__TASK BRIEF__: Copy out each line that mentions the word "matplotlib".

__DATA LINES__:
%%

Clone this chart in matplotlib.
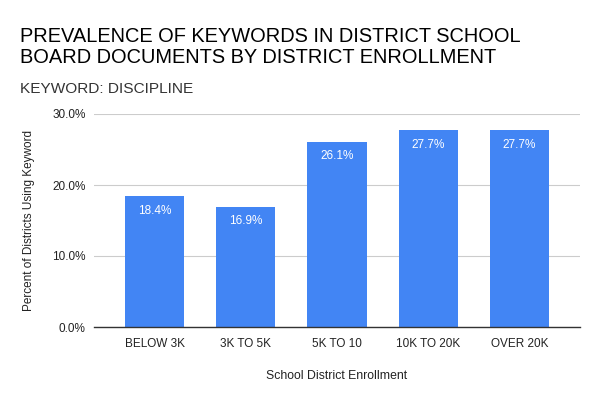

%%
%%

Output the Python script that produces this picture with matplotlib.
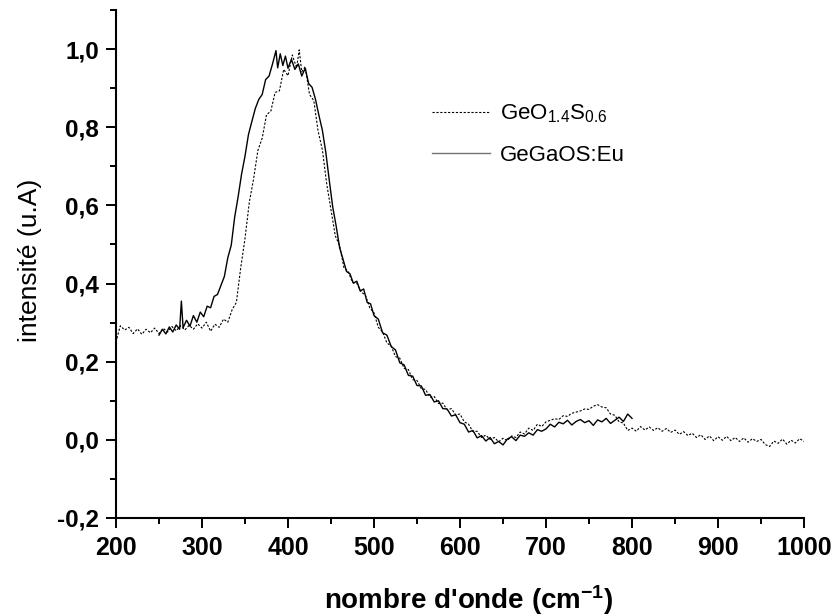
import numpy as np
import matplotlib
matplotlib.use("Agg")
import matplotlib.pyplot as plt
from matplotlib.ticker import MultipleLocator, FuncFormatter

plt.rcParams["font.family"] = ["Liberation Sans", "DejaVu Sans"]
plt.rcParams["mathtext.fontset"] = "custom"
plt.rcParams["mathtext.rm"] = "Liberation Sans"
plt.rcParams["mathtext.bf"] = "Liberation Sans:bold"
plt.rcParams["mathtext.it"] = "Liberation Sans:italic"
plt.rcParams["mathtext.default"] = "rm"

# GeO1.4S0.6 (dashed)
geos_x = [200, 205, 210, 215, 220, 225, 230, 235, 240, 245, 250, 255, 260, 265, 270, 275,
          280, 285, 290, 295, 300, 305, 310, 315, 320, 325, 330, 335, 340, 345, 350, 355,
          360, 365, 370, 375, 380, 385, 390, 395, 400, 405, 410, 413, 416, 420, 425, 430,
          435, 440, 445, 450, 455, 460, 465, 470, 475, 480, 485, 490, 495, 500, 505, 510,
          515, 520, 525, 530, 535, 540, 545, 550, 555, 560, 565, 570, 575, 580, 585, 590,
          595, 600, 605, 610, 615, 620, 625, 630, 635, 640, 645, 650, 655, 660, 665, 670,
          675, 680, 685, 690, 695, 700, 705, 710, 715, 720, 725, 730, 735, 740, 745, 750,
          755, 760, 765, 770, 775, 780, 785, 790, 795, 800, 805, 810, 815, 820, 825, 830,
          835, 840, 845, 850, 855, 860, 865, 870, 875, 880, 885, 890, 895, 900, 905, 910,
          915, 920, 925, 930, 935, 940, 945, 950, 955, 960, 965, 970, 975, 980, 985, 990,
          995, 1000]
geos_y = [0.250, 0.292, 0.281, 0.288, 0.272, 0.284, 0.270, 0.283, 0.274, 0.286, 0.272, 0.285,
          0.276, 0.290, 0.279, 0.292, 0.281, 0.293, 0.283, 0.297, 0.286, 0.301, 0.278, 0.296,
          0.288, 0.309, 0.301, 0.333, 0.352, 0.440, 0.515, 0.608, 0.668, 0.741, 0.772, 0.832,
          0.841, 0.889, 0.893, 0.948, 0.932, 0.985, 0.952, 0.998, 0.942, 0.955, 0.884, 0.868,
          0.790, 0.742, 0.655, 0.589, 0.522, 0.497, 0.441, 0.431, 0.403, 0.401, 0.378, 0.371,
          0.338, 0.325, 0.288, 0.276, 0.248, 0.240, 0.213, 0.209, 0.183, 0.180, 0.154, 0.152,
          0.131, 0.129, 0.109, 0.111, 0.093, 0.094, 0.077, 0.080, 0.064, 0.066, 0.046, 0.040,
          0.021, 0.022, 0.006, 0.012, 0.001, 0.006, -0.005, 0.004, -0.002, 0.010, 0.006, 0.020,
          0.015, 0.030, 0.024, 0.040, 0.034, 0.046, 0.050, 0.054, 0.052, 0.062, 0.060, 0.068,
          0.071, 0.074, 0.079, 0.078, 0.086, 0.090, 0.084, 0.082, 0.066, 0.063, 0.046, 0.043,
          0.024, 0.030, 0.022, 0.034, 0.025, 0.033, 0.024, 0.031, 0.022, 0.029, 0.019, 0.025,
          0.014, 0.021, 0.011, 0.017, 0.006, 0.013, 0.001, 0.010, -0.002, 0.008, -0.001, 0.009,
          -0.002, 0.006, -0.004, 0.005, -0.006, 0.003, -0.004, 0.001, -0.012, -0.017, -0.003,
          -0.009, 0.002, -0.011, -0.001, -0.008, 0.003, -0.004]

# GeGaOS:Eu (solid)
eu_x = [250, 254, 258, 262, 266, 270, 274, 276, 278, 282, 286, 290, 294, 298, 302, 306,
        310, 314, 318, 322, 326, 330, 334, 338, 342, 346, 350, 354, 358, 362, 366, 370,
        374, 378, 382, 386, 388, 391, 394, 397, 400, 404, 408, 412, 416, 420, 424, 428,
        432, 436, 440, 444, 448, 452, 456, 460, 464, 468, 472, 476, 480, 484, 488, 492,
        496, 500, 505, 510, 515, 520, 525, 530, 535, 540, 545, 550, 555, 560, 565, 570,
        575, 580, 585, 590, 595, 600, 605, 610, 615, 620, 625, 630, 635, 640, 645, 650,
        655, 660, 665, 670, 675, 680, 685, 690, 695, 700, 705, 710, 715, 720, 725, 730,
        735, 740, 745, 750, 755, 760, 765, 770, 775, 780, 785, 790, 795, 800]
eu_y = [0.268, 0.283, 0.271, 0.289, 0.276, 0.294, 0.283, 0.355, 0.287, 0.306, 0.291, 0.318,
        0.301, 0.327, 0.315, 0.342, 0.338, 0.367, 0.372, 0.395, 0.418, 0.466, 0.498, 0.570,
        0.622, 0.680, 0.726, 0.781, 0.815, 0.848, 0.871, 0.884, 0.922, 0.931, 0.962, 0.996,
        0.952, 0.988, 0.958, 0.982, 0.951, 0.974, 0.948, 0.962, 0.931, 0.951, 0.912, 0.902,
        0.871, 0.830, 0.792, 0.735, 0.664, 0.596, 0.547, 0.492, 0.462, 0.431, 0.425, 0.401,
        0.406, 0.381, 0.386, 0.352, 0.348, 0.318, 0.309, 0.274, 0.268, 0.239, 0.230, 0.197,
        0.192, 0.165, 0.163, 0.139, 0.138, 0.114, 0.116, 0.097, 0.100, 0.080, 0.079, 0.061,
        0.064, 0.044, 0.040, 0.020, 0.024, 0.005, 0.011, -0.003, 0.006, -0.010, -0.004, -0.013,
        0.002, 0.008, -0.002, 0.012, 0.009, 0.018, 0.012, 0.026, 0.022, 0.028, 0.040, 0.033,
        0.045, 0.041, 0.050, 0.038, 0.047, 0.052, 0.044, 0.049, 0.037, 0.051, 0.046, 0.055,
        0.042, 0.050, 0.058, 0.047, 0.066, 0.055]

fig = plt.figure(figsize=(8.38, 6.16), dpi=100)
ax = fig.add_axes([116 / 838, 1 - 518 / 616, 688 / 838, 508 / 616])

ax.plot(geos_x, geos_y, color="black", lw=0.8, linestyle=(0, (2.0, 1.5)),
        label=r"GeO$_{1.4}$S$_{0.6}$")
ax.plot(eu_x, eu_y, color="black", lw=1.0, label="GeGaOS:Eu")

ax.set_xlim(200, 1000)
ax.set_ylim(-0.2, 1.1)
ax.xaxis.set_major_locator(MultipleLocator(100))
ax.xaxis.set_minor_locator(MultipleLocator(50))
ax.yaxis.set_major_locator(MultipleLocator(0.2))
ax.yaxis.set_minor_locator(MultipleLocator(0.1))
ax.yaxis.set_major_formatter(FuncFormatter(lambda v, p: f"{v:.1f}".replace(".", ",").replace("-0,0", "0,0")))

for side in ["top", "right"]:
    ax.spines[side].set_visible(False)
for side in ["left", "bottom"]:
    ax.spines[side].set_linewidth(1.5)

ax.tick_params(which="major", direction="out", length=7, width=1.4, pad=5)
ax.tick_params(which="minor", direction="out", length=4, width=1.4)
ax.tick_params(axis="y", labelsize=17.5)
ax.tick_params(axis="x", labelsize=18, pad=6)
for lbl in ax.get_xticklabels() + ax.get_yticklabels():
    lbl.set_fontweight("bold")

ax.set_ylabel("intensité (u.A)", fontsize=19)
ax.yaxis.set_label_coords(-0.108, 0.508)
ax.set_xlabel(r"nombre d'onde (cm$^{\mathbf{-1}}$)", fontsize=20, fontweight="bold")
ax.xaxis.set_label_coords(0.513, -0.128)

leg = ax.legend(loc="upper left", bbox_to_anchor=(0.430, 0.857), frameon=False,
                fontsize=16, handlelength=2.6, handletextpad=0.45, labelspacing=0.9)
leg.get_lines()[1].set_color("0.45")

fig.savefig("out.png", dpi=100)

%%

__SOLVED EXERCISE__:
Clone this chart in matplotlib.
Output the Python script that produces this picture with matplotlib.
import matplotlib
matplotlib.use("Agg")
import matplotlib.pyplot as plt
from matplotlib.ticker import MultipleLocator, FuncFormatter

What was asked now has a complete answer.